In the entries below, find every line with "this" and copy it.
================
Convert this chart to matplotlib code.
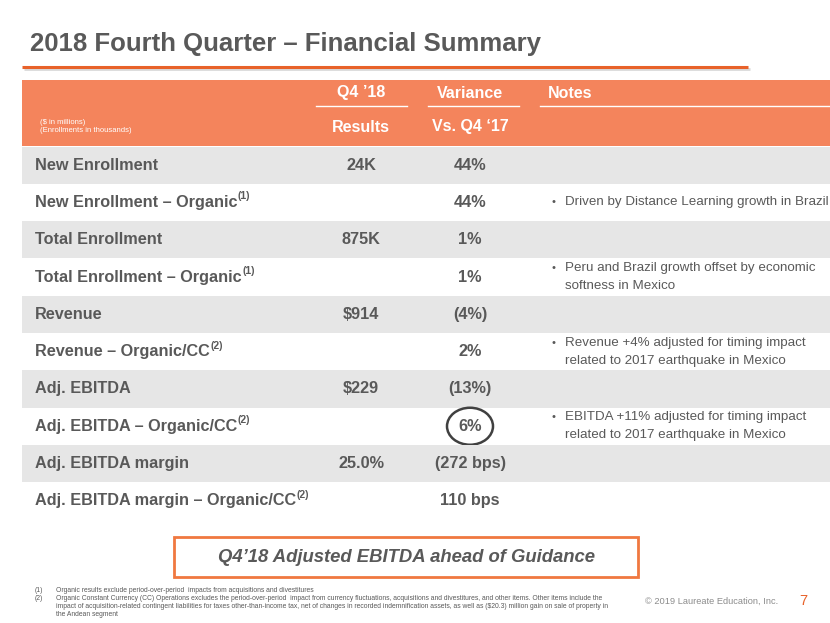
import matplotlib
matplotlib.use("Agg")
import matplotlib.pyplot as plt
from matplotlib.patches import Rectangle, Ellipse

plt.rcParams['font.family'] = ['Liberation Sans Narrow', 'Liberation Sans', 'DejaVu Sans']

# table content
labels = ["New Enrollment", "New Enrollment \u2013 Organic", "Total Enrollment",
          "Total Enrollment \u2013 Organic", "Revenue", "Revenue \u2013 Organic/CC",
          "Adj. EBITDA", "Adj. EBITDA \u2013 Organic/CC", "Adj. EBITDA margin",
          "Adj. EBITDA margin \u2013 Organic/CC"]
refs = ["", "(1)", "", "(1)", "", "(2)", "", "(2)", "", "(2)"]
results = ["24K", "", "875K", "", "$914", "", "$229", "", "25.0%", ""]
variance = ["44%", "44%", "1%", "1%", "(4%)", "2%", "(13%)", "6%", "(272 bps)", "110 bps"]
notes = ["",
         "Driven by Distance Learning growth in Brazil",
         "",
         "Peru and Brazil growth offset by economic\nsoftness in Mexico",
         "",
         "Revenue +4% adjusted for timing impact\nrelated to 2017 earthquake in Mexico",
         "",
         "EBITDA +11% adjusted for timing impact\nrelated to 2017 earthquake in Mexico",
         "",
         ""]
circled_row = 7
footnotes = [
    ("(1)", "Organic results exclude period-over-period  impacts from acquisitions and divestitures"),
    ("(2)", "Organic Constant Currency (CC) Operations excludes the period-over-period  impact from currency fluctuations, acquisitions and divestitures, and other items. Other items include the\n"
            "impact of acquisition-related contingent liabilities for taxes other-than-income tax, net of changes in recorded indemnification assets, as well as ($20.3) million gain on sale of property in\n"
            "the Andean segment"),
]

DARK = "#595959"
ORANGE = "#E8622A"
HEAD = "#F4845C"
GRAY = "#E6E6E6"

fig = plt.figure(figsize=(8.3, 6.23), dpi=100)
ax = fig.add_axes([0, 0, 1, 1])
ax.set_xlim(0, 830)
ax.set_ylim(623, 0)
ax.axis("off")

# title
ax.text(30, 44, "2018 Fourth Quarter \u2013 Financial Summary", fontsize=18.5, fontweight="bold",
        color=DARK, va="center", ha="left")
ax.plot([24, 750], [69, 69], color="#d9d9d9", lw=2, solid_capstyle="butt")
ax.plot([22, 748], [67, 67], color=ORANGE, lw=2.2, solid_capstyle="butt")

# header band
ax.add_patch(Rectangle((22, 80), 808, 66, color=HEAD, lw=0))
hkw = dict(color="white", fontsize=11.5, fontweight="bold", va="center")
ax.text(361, 93, "Q4 \u201918", ha="center", **hkw)
ax.text(470, 93, "Variance", ha="center", **hkw)
ax.text(548, 93, "Notes", ha="left", **hkw)
ax.text(361, 127, "Results", ha="center", **hkw)
ax.text(470, 127, "Vs. Q4 \u201817", ha="center", **hkw)
for x0, x1 in [(316, 407), (428, 519), (540, 830)]:
    ax.plot([x0, x1], [106, 106], color="white", lw=1)
ax.text(40, 122, "($ in millions)", color="white", fontsize=5.5, va="center", parse_math=False)
ax.text(40, 130, "(Enrollments in thousands)", color="white", fontsize=5.5, va="center")

# rows
top, rh = 146.5, 37.3
fig.canvas.draw()
rend = fig.canvas.get_renderer()
for i, lab in enumerate(labels):
    y0 = top + i * rh
    yc = y0 + rh / 2
    if i % 2 == 0:
        ax.add_patch(Rectangle((22, y0), 808, rh, color=GRAY, lw=0))
    t = ax.text(35, yc, lab, fontsize=11.7, fontweight="bold", color=DARK, va="center", ha="left")
    if refs[i]:
        bb = t.get_window_extent(renderer=rend)
        xe = ax.transData.inverted().transform((bb.x1, bb.y1))[0]
        ax.text(xe + 0.5, yc - 6, refs[i], fontsize=7.5, fontweight="bold", color=DARK,
                va="center", ha="left")
    ax.text(361, yc, results[i], fontsize=11.7, fontweight="bold", color=DARK, va="center",
            ha="center", parse_math=False)
    ax.text(470, yc, variance[i], fontsize=11.7, fontweight="bold", color=DARK, va="center",
            ha="center")
    if i == circled_row:
        ax.add_patch(Ellipse((470, yc), 46, 37, fill=False, ec="#404040", lw=1.8))
    if notes[i]:
        lines = notes[i].split("\n")
        ys = [yc] if len(lines) == 1 else [yc - 9, yc + 9]
        for j, (ln, yy) in enumerate(zip(lines, ys)):
            if j == 0:
                ax.text(551, yy, "\u2022", fontsize=8, color=DARK, va="center", ha="left")
            ax.text(565, yy, ln, fontsize=9.6, color=DARK, va="center", ha="left")

# callout box
ax.add_patch(Rectangle((174, 537), 464, 40, fill=False, ec="#F07840", lw=2))
ax.text(406, 557, "Q4\u201918 Adjusted EBITDA ahead of Guidance", fontsize=13.3, fontweight="bold",
        style="italic", color=DARK, ha="center", va="center")

# footnotes
fy = 591
for num, txt in footnotes:
    ax.text(35, fy, num, fontsize=4.9, color=DARK, va="center", ha="left")
    for k, ln in enumerate(txt.split("\n")):
        ax.text(56, fy + k * 7.7, ln, fontsize=4.9, color=DARK, va="center", ha="left",
                parse_math=False)
    fy += 7.7 * len(txt.split("\n"))

ax.text(645, 601, "\u00a9 2019 Laureate Education, Inc.", fontsize=6.7, color="#8c8c8c",
        va="center", ha="left")
ax.text(799, 601, "7", fontsize=10.5, color=ORANGE, va="center", ha="left")

fig.savefig("out.png", dpi=100)
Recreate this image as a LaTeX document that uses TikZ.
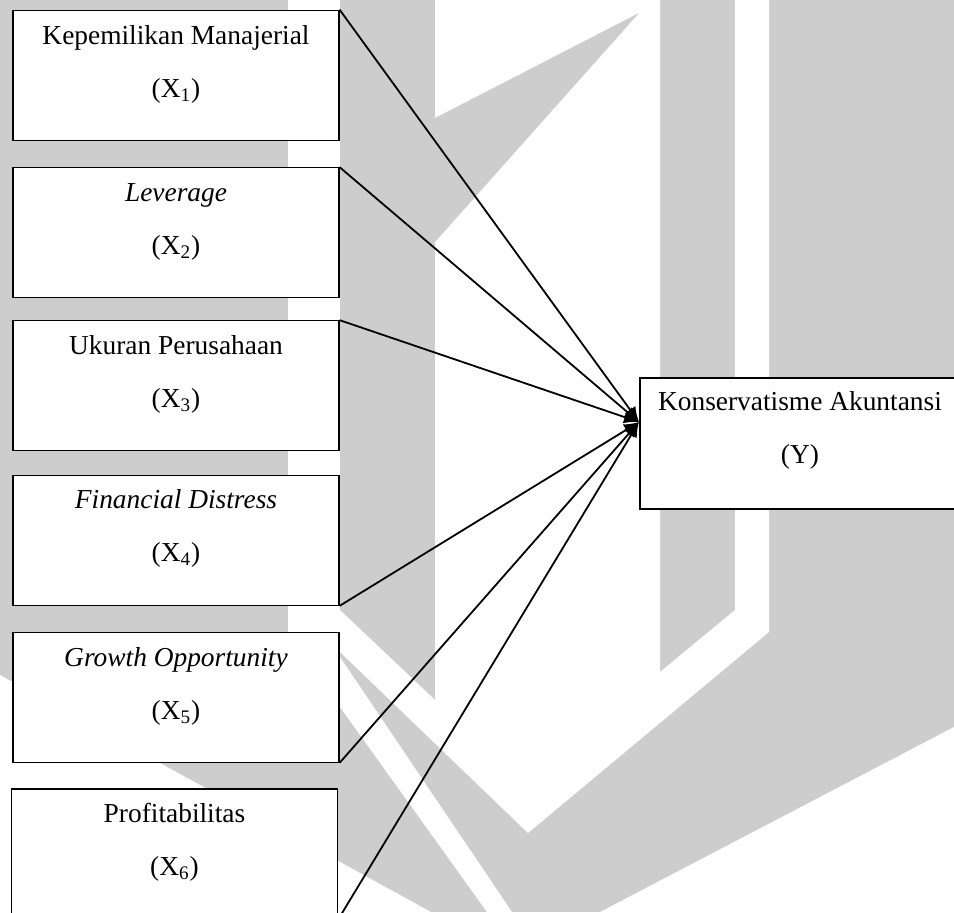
\documentclass[tikz,border=0pt]{standalone}
\usepackage{fontspec}
\setmainfont{Liberation Serif}
\usetikzlibrary{arrows.meta}
\definecolor{wmgrey}{RGB}{205,205,205}

\begin{document}
\begin{tikzpicture}[x=0.5pt,y=-0.5pt]
\tikzstyle{varbox}=[draw=black,line width=0.6pt,fill=white,minimum width=163pt,minimum height=65pt,inner sep=0pt]
\tikzstyle{vartext}=[anchor=base,align=center,inner sep=0pt,font=\fontsize{13.7pt}{26.5pt}\selectfont]
\tikzstyle{link}=[draw,line width=0.9pt,-{Latex[length=7.5pt,width=6.5pt]}]

% watermark behind the diagram
\clip (0,0) rectangle (954,912);
\fill[wmgrey] (0,0) rectangle (954,912);
\fill[white] (288,0) rectangle (340,700);
\fill[white] (435,0) -- (435,700) -- (340,610) -- (340,652) -- (528,833) -- (769,632)
  -- (769,0) -- (735,0) -- (735,610) -- (660,672) -- (660,0) -- cycle;
\fill[white] (340,657) -- (512,912) -- (487,912) -- (340,707) -- cycle;
\fill[white] (0,675) -- (431,912) -- (0,912) -- cycle;
\fill[white] (954,727) -- (600,912) -- (954,912) -- cycle;
\fill[wmgrey] (435,118) -- (639,13) -- (435,242) -- cycle;

% variables
\node[varbox] (x1) at (176,75.25) {};
\node[varbox] (x2) at (176,232.75) {};
\node[varbox] (x3) at (176,385.75) {};
\node[varbox] (x4) at (176,540.25) {};
\node[varbox] (x5) at (176,697.25) {};
\node[varbox] (x6) at (174.5,854) {};
\node[varbox,minimum width=160pt,minimum height=65.5pt] (y) at (800,443.5) {};

% labels (anchored on the second line)
\node[vartext] (t1) at (176,97) {Kepemilikan Manajerial\\(X\textsubscript{1})};
\node[vartext] (t2) at (176,254) {\textit{Leverage}\\(X\textsubscript{2})};
\node[vartext] (t3) at (176,407) {Ukuran Perusahaan\\(X\textsubscript{3})};
\node[vartext] (t4) at (176,561.5) {\textit{Financial Distress}\\(X\textsubscript{4})};
\node[vartext] (t5) at (176,719.5) {\textit{Growth Opportunity}\\(X\textsubscript{5})};
\node[vartext] (t6) at (174.5,875.5) {Profitabilitas\\(X\textsubscript{6})};
\node[vartext] (ty) at (800,463) {Konservatisme Akuntansi\\(Y)};

% arrows
\coordinate (hub) at (639,422);
\draw[link] (x1.north east) -- (hub);
\draw[link] (x2.north east) -- (hub);
\draw[link] (x3.north east) -- (hub);
\draw[link] (x4.south east) -- (hub);
\draw[link] (x5.south east) -- (hub);
\draw[link] (x6.south east) -- (hub);
\end{tikzpicture}
\end{document}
================
ANSWER
Convert this chart to matplotlib code.
Recreate this image as a LaTeX document that uses TikZ.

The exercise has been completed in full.